● Input:

+ + + + +

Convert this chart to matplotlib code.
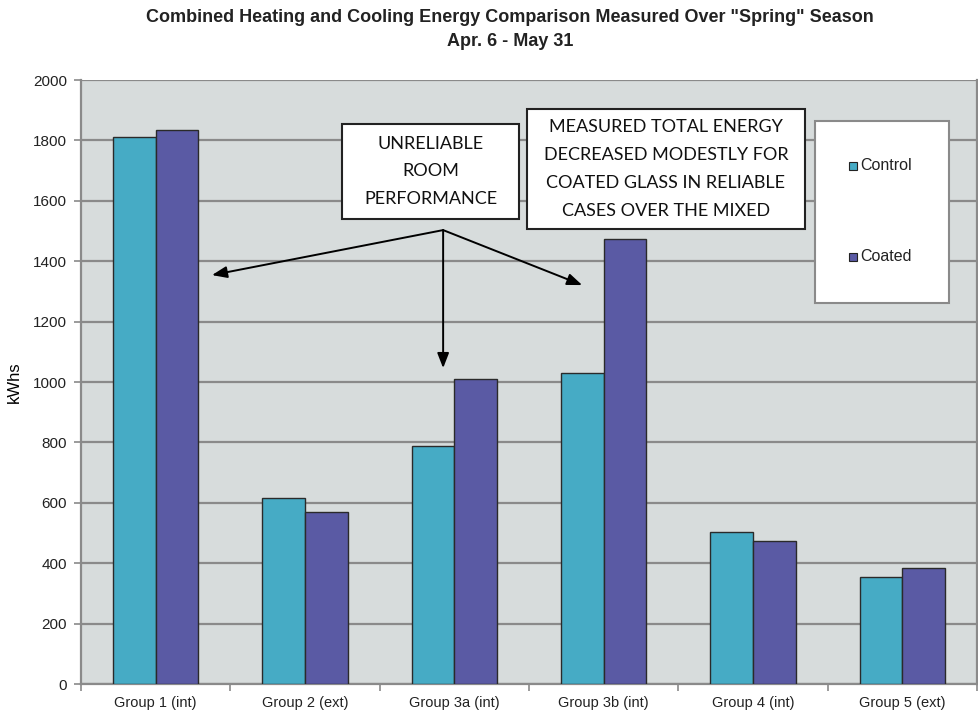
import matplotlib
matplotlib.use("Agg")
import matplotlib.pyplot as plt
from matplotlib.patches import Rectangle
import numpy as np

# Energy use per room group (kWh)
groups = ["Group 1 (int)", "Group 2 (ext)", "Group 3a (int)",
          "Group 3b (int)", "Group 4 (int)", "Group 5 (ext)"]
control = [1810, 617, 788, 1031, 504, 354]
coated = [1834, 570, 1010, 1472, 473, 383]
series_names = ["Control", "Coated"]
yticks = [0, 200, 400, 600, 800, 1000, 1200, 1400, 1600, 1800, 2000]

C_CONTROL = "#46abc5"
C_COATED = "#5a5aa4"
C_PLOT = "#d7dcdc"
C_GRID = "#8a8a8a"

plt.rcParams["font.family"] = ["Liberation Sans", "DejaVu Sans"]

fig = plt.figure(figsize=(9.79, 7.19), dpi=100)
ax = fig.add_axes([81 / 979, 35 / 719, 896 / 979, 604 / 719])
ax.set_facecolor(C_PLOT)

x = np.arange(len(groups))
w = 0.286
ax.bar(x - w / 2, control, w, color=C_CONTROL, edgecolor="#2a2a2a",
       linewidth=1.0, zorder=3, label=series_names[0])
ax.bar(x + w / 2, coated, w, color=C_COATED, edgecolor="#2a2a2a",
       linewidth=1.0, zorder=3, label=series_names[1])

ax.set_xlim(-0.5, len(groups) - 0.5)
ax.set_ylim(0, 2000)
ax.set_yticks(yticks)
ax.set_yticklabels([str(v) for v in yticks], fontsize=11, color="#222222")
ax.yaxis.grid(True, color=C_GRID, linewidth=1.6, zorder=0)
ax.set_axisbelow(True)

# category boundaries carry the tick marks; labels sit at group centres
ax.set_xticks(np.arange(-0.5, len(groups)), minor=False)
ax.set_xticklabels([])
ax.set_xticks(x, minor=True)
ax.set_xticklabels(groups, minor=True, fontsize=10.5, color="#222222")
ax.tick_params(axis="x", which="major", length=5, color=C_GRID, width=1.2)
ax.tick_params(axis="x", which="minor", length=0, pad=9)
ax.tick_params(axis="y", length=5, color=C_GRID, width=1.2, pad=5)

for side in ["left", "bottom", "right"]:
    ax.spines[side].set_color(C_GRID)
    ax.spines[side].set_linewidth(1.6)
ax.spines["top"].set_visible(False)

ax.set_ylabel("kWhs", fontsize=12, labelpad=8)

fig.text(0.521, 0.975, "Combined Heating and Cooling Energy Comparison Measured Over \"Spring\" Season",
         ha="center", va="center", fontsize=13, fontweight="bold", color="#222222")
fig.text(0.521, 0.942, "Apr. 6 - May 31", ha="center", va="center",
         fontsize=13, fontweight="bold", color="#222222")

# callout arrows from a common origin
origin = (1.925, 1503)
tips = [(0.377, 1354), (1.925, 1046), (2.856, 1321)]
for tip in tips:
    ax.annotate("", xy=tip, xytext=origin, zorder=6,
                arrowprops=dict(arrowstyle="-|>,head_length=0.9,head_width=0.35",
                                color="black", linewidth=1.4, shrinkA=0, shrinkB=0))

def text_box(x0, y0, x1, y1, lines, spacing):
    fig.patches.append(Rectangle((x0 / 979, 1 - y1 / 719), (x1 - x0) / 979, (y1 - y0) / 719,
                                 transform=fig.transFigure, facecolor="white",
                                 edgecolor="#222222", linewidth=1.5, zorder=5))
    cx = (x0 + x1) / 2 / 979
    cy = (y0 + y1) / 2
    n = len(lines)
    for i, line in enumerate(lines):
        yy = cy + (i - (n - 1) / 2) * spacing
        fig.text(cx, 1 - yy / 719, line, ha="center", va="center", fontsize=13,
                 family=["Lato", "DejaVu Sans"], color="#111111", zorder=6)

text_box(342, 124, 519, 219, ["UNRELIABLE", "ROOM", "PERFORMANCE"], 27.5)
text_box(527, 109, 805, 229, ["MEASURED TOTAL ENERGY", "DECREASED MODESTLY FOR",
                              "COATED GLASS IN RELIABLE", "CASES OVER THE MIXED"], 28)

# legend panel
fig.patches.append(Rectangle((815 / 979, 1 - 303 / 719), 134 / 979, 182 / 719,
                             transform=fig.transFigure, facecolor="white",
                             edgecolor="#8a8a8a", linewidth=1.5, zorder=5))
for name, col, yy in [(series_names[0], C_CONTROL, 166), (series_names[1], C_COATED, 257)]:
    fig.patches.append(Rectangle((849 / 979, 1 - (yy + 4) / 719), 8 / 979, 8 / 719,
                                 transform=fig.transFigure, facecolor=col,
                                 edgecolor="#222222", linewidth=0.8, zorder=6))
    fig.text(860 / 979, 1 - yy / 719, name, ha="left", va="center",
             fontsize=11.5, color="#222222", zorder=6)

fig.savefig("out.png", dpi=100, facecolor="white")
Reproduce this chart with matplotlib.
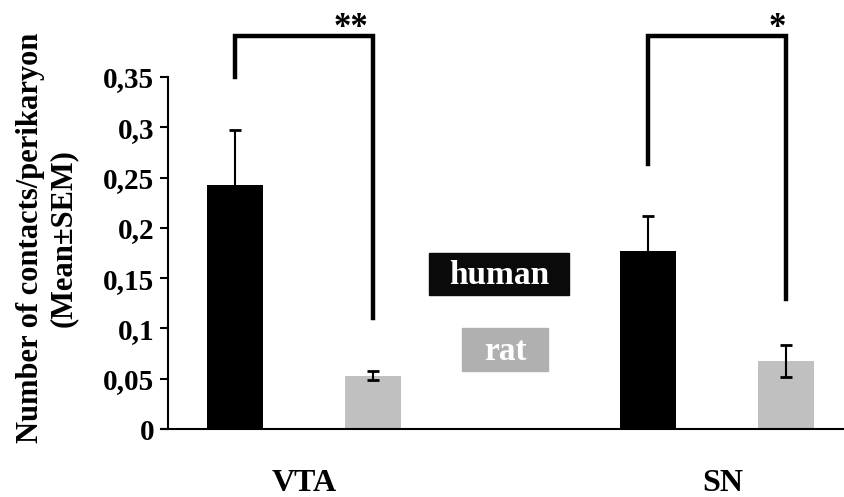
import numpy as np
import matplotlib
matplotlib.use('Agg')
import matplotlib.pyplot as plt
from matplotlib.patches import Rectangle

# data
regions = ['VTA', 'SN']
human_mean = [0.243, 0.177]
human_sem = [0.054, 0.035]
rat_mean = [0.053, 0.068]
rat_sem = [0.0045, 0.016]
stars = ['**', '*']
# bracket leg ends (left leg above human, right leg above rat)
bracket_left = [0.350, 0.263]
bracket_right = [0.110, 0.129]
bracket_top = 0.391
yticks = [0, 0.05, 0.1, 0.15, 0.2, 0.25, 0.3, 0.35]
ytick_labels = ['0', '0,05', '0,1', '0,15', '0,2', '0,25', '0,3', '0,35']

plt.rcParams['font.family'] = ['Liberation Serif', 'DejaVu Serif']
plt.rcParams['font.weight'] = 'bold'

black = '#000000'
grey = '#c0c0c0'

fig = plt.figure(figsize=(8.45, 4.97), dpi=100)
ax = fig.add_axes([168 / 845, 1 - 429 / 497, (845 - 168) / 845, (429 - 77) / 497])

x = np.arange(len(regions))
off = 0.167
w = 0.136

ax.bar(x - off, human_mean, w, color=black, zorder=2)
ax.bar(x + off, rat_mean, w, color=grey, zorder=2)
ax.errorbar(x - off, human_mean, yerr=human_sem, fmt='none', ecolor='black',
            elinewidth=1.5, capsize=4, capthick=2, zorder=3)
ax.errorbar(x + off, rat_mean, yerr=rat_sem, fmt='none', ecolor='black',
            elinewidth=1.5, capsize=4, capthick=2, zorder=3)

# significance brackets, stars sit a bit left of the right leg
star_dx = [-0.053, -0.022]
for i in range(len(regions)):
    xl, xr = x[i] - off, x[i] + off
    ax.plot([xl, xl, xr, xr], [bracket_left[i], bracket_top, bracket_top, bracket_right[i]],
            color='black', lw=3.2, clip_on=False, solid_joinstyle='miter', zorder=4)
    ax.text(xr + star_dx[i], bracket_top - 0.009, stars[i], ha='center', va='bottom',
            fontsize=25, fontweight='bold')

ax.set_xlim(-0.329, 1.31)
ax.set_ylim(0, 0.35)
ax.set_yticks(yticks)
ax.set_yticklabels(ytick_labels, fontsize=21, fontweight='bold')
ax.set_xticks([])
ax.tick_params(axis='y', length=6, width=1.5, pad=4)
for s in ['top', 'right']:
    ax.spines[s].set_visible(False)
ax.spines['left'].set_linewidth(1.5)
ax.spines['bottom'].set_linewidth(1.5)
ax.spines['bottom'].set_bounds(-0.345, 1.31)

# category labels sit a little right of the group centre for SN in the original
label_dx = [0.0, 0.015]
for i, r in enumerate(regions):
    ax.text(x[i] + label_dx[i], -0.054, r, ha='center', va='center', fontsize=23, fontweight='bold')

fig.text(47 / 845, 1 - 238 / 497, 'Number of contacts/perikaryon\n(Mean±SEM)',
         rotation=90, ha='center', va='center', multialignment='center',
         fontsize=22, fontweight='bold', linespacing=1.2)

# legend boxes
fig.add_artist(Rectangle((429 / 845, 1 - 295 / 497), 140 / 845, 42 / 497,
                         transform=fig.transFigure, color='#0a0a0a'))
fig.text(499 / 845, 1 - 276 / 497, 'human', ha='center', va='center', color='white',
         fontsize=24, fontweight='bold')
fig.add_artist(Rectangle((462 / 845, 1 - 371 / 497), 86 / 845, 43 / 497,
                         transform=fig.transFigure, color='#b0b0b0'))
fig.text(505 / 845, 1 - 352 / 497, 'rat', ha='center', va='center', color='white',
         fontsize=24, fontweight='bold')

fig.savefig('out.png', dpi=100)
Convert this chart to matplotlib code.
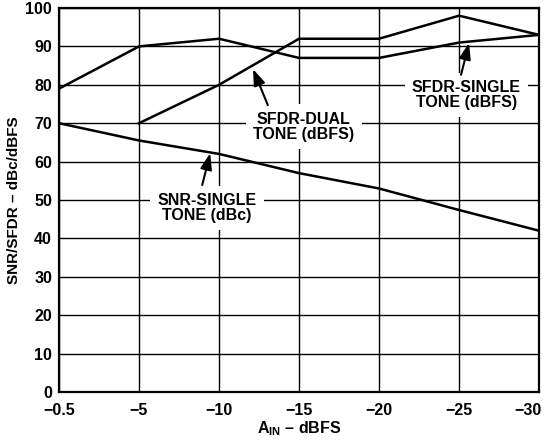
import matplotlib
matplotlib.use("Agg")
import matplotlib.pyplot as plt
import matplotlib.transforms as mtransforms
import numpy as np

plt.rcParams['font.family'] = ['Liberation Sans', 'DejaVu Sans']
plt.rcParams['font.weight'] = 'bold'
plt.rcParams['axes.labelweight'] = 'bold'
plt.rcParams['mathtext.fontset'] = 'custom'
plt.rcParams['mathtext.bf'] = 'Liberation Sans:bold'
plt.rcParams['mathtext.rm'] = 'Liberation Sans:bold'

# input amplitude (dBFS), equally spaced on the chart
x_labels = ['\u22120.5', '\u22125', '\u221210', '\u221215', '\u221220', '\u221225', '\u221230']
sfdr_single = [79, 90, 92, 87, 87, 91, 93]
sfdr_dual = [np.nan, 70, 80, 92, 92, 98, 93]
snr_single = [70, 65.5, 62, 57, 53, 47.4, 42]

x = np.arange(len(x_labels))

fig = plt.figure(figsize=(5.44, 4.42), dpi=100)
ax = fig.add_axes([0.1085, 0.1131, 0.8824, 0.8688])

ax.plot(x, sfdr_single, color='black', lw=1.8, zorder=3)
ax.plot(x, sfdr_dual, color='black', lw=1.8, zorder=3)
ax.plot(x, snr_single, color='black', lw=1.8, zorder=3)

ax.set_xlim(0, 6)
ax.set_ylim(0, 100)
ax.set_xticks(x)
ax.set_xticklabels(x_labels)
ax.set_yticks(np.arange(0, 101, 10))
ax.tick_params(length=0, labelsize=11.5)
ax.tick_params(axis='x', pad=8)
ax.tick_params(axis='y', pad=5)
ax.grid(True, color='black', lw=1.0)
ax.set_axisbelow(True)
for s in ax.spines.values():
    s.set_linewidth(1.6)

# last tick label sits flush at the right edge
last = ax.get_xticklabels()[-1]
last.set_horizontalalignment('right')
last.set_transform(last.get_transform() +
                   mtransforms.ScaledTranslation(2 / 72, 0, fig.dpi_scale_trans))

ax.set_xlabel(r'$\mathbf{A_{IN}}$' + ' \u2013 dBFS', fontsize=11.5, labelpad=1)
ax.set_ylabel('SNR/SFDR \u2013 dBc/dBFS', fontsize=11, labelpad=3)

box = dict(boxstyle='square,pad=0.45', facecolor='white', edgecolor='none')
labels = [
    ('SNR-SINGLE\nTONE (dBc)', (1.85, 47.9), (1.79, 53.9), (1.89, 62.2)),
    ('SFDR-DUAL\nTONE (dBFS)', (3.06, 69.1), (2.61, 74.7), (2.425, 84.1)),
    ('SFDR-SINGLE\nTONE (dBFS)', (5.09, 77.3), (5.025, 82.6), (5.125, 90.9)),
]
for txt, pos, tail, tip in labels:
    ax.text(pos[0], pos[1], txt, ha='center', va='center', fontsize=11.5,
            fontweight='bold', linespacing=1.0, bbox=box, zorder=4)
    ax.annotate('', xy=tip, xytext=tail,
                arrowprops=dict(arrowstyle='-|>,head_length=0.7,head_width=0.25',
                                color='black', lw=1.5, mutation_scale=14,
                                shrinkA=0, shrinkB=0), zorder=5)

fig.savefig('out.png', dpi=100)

+ + + + +

● Exercise description:
Return the material line for line, from its beginning to the line that contains "color=C_GRID, width=1.2, pad=5)", with the pictures left out.

● Output for this exercise:
Convert this chart to matplotlib code.
import matplotlib
matplotlib.use("Agg")
import matplotlib.pyplot as plt
from matplotlib.patches import Rectangle
import numpy as np

# Energy use per room group (kWh)
groups = ["Group 1 (int)", "Group 2 (ext)", "Group 3a (int)",
          "Group 3b (int)", "Group 4 (int)", "Group 5 (ext)"]
control = [1810, 617, 788, 1031, 504, 354]
coated = [1834, 570, 1010, 1472, 473, 383]
series_names = ["Control", "Coated"]
yticks = [0, 200, 400, 600, 800, 1000, 1200, 1400, 1600, 1800, 2000]

C_CONTROL = "#46abc5"
C_COATED = "#5a5aa4"
C_PLOT = "#d7dcdc"
C_GRID = "#8a8a8a"

plt.rcParams["font.family"] = ["Liberation Sans", "DejaVu Sans"]

fig = plt.figure(figsize=(9.79, 7.19), dpi=100)
ax = fig.add_axes([81 / 979, 35 / 719, 896 / 979, 604 / 719])
ax.set_facecolor(C_PLOT)

x = np.arange(len(groups))
w = 0.286
ax.bar(x - w / 2, control, w, color=C_CONTROL, edgecolor="#2a2a2a",
       linewidth=1.0, zorder=3, label=series_names[0])
ax.bar(x + w / 2, coated, w, color=C_COATED, edgecolor="#2a2a2a",
       linewidth=1.0, zorder=3, label=series_names[1])

ax.set_xlim(-0.5, len(groups) - 0.5)
ax.set_ylim(0, 2000)
ax.set_yticks(yticks)
ax.set_yticklabels([str(v) for v in yticks], fontsize=11, color="#222222")
ax.yaxis.grid(True, color=C_GRID, linewidth=1.6, zorder=0)
ax.set_axisbelow(True)

# category boundaries carry the tick marks; labels sit at group centres
ax.set_xticks(np.arange(-0.5, len(groups)), minor=False)
ax.set_xticklabels([])
ax.set_xticks(x, minor=True)
ax.set_xticklabels(groups, minor=True, fontsize=10.5, color="#222222")
ax.tick_params(axis="x", which="major", length=5, color=C_GRID, width=1.2)
ax.tick_params(axis="x", which="minor", length=0, pad=9)
ax.tick_params(axis="y", length=5, color=C_GRID, width=1.2, pad=5)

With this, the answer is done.